Apple TV+ has unveiled the official trailer for the 40-minute Peanuts special, premiering August 15, 2025, and yes—it's Snoopy's first musical outing since before most streaming services (or streamers, for that matter) even existed. This is not just a nostalgic reunion. It's a fully orchestrated, visually crisp, and emotionally layered return to Camp Spring Lake, complete with original music by Ben Folds and Jeff Morrow.
A Return to Innocence, With a Modern Edge
Let's be clear—this isn't your dusty rerun of A Charlie Brown Christmas. The visual style is sleek but respectful, with an animation palette that leans warm: soft earth tones, textured greens, and golden-hour yellows. Think watercolor dreams with a digital polish. You can feel the summer heat off the campfire scenes. You can practically smell the bug spray.
The trailer wisely opens not with Snoopy, but with Sally—voiced by Jayd Deroché—who's experiencing camp for the first time. Nervous, skeptical, unsure of where she fits in. A tale as old as Schulz. Meanwhile, Charlie Brown (Etienne Kellici) is on the opposite end of the arc, clinging to one last great summer. There's a poignant symmetry there, and this special seems to get that.
Then, naturally, comes the mischief: Snoopy and Woodstock stumbling upon a treasure map that sends them tumbling into a side-quest full of physical gags and goofy peril—just the way fans like it. The trailer balances the musical tone with humor and heart, never overselling the spectacle. This isn't a desperate IP cash-in—it's a reverent continuation. That's rare.
A Real Musical? Yes, and It's Actually Earned
It would've been easy to slap a few recycled jingles onto a cartoon and call it a musical. But Apple, WildBrain, and Schulz Studios didn't phone it in. Ben Folds brings legit songwriting chops, and the few snippets we hear in the trailer aren't background noise—they're emotional beats. There's genuine care in the way lyrics are matched to character arcs.

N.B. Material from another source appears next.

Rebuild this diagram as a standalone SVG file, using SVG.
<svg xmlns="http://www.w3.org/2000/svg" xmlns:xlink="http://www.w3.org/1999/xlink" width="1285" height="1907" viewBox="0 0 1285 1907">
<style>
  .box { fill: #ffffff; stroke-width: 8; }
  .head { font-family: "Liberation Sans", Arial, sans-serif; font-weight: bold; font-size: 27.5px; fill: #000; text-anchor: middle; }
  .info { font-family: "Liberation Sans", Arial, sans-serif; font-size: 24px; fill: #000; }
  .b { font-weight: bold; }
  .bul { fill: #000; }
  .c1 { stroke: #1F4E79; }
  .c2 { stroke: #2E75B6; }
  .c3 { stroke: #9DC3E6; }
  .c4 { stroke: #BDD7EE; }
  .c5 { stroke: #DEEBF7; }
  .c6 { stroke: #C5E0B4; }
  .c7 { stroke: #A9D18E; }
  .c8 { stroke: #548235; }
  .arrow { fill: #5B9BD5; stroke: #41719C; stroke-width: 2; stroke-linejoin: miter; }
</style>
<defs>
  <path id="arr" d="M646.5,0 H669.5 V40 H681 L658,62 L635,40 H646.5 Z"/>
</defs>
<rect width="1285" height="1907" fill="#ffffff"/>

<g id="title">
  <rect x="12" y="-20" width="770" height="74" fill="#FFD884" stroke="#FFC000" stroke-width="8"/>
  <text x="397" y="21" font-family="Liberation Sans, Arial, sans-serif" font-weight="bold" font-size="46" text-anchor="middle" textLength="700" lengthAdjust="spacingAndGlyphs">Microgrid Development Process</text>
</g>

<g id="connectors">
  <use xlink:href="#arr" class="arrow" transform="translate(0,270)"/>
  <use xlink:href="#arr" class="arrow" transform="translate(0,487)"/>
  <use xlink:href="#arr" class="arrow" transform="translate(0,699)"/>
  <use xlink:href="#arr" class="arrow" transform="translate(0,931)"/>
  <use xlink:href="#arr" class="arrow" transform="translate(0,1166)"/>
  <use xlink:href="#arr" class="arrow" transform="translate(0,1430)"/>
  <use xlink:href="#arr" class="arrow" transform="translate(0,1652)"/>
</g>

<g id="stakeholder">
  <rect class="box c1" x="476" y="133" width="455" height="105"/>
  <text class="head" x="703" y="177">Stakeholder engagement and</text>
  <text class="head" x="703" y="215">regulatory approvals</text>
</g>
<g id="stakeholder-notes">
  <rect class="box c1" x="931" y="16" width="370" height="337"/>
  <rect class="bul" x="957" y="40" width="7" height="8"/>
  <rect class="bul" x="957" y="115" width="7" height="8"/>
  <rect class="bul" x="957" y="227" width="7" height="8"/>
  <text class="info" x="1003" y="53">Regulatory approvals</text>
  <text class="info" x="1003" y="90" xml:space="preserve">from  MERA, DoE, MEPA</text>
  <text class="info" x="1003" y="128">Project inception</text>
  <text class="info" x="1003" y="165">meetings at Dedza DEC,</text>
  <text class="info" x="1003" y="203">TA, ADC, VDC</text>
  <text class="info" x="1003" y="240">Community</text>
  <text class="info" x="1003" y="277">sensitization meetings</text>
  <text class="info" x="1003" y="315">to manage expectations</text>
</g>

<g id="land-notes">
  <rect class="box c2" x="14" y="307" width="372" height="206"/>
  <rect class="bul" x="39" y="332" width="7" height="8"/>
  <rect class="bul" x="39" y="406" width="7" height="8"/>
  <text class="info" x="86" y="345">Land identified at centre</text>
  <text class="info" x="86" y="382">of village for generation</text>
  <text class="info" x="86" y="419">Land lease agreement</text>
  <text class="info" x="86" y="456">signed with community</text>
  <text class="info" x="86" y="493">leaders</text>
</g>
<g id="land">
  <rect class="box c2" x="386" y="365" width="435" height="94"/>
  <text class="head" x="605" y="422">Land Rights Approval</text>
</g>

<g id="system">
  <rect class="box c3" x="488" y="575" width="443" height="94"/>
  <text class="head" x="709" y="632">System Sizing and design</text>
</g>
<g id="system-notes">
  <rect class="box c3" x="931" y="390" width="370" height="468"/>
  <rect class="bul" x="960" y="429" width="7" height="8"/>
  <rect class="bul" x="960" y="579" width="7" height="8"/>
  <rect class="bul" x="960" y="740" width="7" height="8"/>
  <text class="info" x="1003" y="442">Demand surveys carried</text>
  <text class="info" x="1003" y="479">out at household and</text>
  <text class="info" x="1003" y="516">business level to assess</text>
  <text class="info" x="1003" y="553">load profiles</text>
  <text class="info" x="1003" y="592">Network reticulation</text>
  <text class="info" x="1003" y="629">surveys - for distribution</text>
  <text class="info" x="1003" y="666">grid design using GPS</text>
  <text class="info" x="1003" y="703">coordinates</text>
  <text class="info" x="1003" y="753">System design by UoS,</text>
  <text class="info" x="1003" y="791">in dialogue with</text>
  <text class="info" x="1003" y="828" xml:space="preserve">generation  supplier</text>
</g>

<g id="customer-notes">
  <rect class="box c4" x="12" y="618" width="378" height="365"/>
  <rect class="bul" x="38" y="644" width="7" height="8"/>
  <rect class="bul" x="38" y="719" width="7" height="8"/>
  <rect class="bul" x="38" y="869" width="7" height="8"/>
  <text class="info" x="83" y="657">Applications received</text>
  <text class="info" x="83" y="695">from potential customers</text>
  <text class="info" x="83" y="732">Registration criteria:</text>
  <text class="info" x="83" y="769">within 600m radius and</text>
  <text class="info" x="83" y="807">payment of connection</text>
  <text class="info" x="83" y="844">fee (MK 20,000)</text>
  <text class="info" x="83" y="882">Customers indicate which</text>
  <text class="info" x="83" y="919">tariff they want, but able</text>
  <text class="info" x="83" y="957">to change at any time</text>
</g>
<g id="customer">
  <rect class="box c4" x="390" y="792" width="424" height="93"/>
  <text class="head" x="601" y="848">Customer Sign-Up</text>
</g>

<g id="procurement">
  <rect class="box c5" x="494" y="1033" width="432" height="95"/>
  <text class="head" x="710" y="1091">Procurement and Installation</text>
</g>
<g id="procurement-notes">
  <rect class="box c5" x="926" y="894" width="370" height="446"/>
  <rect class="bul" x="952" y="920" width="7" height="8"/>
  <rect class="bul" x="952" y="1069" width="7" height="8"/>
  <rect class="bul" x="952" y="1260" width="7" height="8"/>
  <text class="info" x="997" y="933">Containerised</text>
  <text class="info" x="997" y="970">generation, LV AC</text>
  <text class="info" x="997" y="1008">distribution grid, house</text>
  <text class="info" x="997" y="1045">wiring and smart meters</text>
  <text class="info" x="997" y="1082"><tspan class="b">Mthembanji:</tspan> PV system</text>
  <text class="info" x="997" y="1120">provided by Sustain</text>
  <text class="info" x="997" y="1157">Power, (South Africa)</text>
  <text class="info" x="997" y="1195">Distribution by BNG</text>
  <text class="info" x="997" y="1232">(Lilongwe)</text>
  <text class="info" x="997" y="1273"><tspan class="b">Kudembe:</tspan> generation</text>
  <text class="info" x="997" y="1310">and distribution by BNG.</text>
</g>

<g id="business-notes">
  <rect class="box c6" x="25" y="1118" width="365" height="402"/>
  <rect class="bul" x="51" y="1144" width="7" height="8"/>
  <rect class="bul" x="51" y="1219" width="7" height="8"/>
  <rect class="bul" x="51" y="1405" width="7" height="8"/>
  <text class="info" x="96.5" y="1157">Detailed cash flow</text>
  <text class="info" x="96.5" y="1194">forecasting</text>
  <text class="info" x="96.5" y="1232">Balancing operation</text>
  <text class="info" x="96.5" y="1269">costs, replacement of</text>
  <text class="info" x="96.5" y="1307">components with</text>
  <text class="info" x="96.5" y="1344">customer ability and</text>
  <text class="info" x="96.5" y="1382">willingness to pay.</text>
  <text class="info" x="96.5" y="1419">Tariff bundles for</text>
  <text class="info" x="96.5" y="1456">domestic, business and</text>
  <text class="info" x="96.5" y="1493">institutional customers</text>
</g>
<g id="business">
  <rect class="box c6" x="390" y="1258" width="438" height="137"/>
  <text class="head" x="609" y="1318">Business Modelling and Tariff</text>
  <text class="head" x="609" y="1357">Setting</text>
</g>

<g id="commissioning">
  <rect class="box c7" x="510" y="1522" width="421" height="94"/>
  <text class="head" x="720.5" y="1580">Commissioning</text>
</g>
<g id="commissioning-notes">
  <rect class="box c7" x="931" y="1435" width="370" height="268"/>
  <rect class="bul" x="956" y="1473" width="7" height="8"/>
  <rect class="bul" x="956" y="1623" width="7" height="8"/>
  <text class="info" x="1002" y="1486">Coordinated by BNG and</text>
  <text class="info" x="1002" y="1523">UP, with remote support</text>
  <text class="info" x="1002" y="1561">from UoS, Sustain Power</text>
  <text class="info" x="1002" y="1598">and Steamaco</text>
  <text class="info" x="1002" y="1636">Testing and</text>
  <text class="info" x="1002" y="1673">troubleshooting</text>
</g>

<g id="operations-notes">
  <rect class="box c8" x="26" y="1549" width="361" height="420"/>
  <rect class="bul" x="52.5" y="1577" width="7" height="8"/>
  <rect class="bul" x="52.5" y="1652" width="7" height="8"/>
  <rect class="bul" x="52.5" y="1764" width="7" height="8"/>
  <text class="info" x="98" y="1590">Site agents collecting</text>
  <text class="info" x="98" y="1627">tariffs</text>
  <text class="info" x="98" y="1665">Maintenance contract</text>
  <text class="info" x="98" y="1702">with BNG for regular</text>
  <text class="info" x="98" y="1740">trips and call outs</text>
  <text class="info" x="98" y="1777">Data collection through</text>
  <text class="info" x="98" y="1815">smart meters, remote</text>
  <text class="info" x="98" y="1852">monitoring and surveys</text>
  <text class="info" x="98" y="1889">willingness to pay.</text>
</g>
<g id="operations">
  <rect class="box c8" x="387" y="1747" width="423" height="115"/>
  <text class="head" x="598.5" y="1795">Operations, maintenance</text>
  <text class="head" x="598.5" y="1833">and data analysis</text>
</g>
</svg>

Director Erik Wiese—whose credits include The Mighty B! and Sonic Prime—shows surprising restraint here. The compositions are elegant, never chaotic. This isn't visual overload; it's melody-driven storytelling. Wiese lets the music breathe, and the animation supports the rhythm rather than overpowering it.
Why This One Matters
We've had so many cheap reboots of beloved childhood properties lately (Garfield, Clifford, even Alvin made an unnecessary return). But Snoopy Presents: A Summer Musical doesn't feel cynical. It feels like a love letter—to summer, to tradition, and to the Peanuts legacy.

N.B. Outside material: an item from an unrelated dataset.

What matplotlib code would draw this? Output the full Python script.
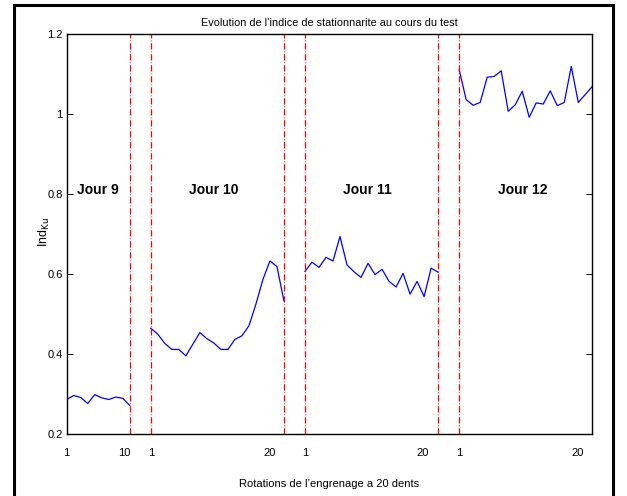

It's also, quietly, about preservation. Not just of summer camp, as the narrative implies, but of the simple things: friendships, rituals, small adventures. The special's central conflict—saving a beloved camp from closure—could easily be read as a metaphor for safeguarding imagination in an era where everything's being replaced by algorithms and endless scrolls.
Whether you're six or sixty, there's something remarkably timeless about watching a beagle in a fedora dig up treasure while your childhood soundtrack plays in the background.
Final Thoughts
Will it win an Emmy? Probably not. But Snoopy Presents: A Summer Musical is poised to win something rarer: trust. The trust of fans who grew up on Schulz, who remember when sincerity didn't feel like a marketing gimmick. And who might just need 40 minutes of joy.
Mark your calendars—August 15, 2025. That's when the music starts.